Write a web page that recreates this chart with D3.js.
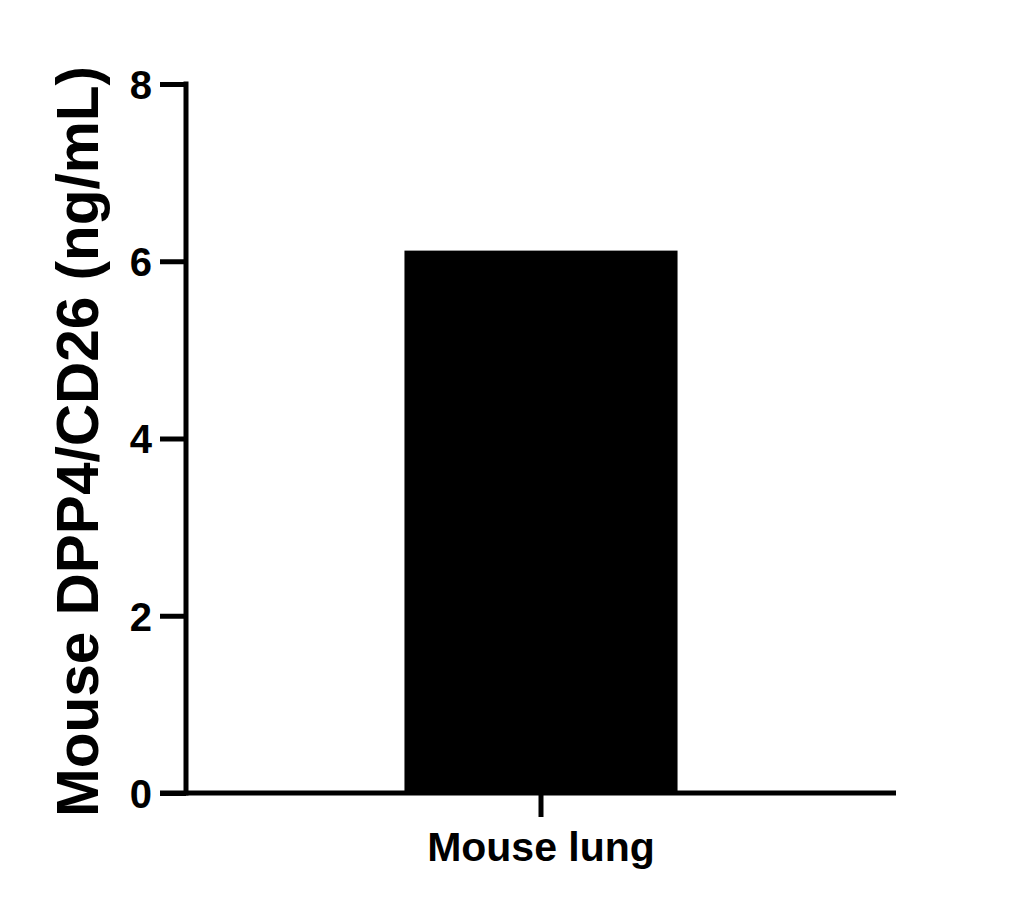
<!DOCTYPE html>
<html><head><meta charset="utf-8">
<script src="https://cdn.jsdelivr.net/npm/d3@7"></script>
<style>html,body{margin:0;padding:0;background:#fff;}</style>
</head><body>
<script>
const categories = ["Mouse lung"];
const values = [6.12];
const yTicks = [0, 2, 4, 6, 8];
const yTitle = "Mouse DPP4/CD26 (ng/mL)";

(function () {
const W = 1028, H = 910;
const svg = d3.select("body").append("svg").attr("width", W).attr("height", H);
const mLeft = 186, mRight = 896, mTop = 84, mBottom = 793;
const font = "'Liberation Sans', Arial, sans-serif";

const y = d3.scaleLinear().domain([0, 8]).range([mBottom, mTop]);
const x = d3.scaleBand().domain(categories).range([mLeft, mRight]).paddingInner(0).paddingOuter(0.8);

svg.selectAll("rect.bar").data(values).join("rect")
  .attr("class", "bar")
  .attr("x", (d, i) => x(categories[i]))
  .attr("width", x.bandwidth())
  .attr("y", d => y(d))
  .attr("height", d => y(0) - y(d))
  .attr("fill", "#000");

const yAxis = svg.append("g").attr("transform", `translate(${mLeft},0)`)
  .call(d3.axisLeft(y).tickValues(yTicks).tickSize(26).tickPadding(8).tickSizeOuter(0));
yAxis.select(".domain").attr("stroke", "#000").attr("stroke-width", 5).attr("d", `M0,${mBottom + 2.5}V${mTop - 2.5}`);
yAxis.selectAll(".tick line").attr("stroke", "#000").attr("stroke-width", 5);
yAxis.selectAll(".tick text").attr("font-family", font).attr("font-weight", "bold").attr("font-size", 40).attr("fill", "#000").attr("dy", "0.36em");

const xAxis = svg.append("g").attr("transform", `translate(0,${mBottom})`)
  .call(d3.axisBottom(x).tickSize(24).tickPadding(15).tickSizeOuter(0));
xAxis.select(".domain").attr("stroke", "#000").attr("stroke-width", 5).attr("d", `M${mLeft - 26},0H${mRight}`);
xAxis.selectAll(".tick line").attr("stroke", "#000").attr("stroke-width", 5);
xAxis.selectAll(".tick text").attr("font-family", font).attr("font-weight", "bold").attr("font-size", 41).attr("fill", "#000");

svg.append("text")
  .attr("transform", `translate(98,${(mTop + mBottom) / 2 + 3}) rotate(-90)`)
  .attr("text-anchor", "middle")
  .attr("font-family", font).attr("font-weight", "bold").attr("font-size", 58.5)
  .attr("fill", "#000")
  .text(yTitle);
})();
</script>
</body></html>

§ **Problem details**:
Leave the pictures out, and print every line of the listing exactly as written.

§ **Completed exercise**:
Write a web page that recreates this chart with D3.js.
<!DOCTYPE html>
<html><head><meta charset="utf-8">
<script src="https://cdn.jsdelivr.net/npm/d3@7"></script>
<style>html,body{margin:0;padding:0;background:#fff;}</style>
</head><body>
<script>
const categories = ["Mouse lung"];
const values = [6.12];
const yTicks = [0, 2, 4, 6, 8];
const yTitle = "Mouse DPP4/CD26 (ng/mL)";

(function () {
const W = 1028, H = 910;
const svg = d3.select("body").append("svg").attr("width", W).attr("height", H);
const mLeft = 186, mRight = 896, mTop = 84, mBottom = 793;
const font = "'Liberation Sans', Arial, sans-serif";

const y = d3.scaleLinear().domain([0, 8]).range([mBottom, mTop]);
const x = d3.scaleBand().domain(categories).range([mLeft, mRight]).paddingInner(0).paddingOuter(0.8);

svg.selectAll("rect.bar").data(values).join("rect")
  .attr("class", "bar")
  .attr("x", (d, i) => x(categories[i]))
  .attr("width", x.bandwidth())
  .attr("y", d => y(d))
  .attr("height", d => y(0) - y(d))
  .attr("fill", "#000");

const yAxis = svg.append("g").attr("transform", `translate(${mLeft},0)`)
  .call(d3.axisLeft(y).tickValues(yTicks).tickSize(26).tickPadding(8).tickSizeOuter(0));
yAxis.select(".domain").attr("stroke", "#000").attr("stroke-width", 5).attr("d", `M0,${mBottom + 2.5}V${mTop - 2.5}`);
yAxis.selectAll(".tick line").attr("stroke", "#000").attr("stroke-width", 5);
yAxis.selectAll(".tick text").attr("font-family", font).attr("font-weight", "bold").attr("font-size", 40).attr("fill", "#000").attr("dy", "0.36em");

const xAxis = svg.append("g").attr("transform", `translate(0,${mBottom})`)
  .call(d3.axisBottom(x).tickSize(24).tickPadding(15).tickSizeOuter(0));
xAxis.select(".domain").attr("stroke", "#000").attr("stroke-width", 5).attr("d", `M${mLeft - 26},0H${mRight}`);
xAxis.selectAll(".tick line").attr("stroke", "#000").attr("stroke-width", 5);
xAxis.selectAll(".tick text").attr("font-family", font).attr("font-weight", "bold").attr("font-size", 41).attr("fill", "#000");

svg.append("text")
  .attr("transform", `translate(98,${(mTop + mBottom) / 2 + 3}) rotate(-90)`)
  .attr("text-anchor", "middle")
  .attr("font-family", font).attr("font-weight", "bold").attr("font-size", 58.5)
  .attr("fill", "#000")
  .text(yTitle);
})();
</script>
</body></html>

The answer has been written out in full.